The love affair with GLMH/Bridgewell began almost immediately, said Rita

McAteer, Bridgewell’s director of development and marketing.

“Kelly was really hooked from the time she came here,” said McAteer, who called Martin one of the best mentors she ever had. “She even changed her major to social work, and came on board full time upon graduation. We celebrated her 35th years of employment this year.”

Jim Cowdell, executive director of Lynn’s Economic Development Corp., was the COO at GLMH when he first met Martin.

“She was one of my very best friends,” he said. “She was a tremendous success story. She started out in an entry-level position, and worked every job there. When I left, she replaced me. Then, she became the CEO.

“She was one of the best people I ever met,” said Cowdell. “And she was loyal. When I say that, I mean loyal to her family, husband (Sean), her daughters (Alissa, Kayla and Paige Johnson), her professional career, and our clients. She was 1,000 percent dedicated to the folks who were less fortunate.”

Both McAteer and White say Martin was instrumental in the rapid expansion of Bridgewell from a small business to a $72 million social services organization.

“Bridgewell was one of the first agencies to develop day programs and services at home for people with autism,” McAteer said. “That’s something Kelly led through the last eight years or so. She saw that division grow tremendously.”

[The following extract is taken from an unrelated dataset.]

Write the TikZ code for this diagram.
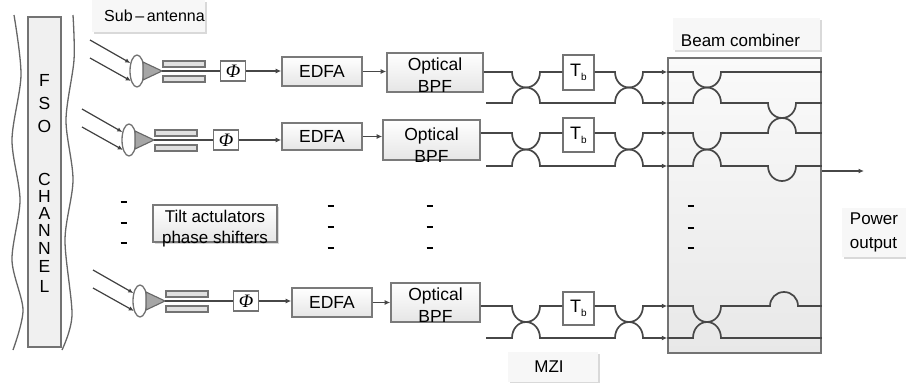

“When you work someplace for 35 years, you’re on the forefront of a lot of things,” said White. “Kelly helped homeless people, helped to find affordable housing. She didn’t have a quality assurance department, and she helped create one here. She helped develop our autism program. She was on the forefront of so many innovative programs.”

But with all her professional accomplishments, it was her personality that shone through all of it.

“She loved to laugh, and had a beautiful laugh,” Cowdell said. “She was the type of person who, after you talked to her, you always felt better.”

“She was a very warm person,” McAteer said. “I was always struck by the warmth in which she dealt with people in our services who had developmental disabilities. She connected with them on a one-on-one basis so well.”

“Kelly had that magnetism,” said White. “One of her endearing qualities is that she was loved by so many people. They were drawn to her. She had a beautiful smile, and she had style and grace.

“She was mission-driven too. She made this her life’s work. She lived it and breathed it.”

Yet Martin certainly found time to live a full life outside the office too.

“She loved to travel, and do things with her family,” White said. “She loved music, and concerts.”

White added that Martin would have definitely been at Gillette Stadium this past weekend to see Country Fest and Kenny Chesney.

“She loved him, loved to see the country, loved to entertain, loved gardening … it’s safe to say that everything she did, she did with gusto.”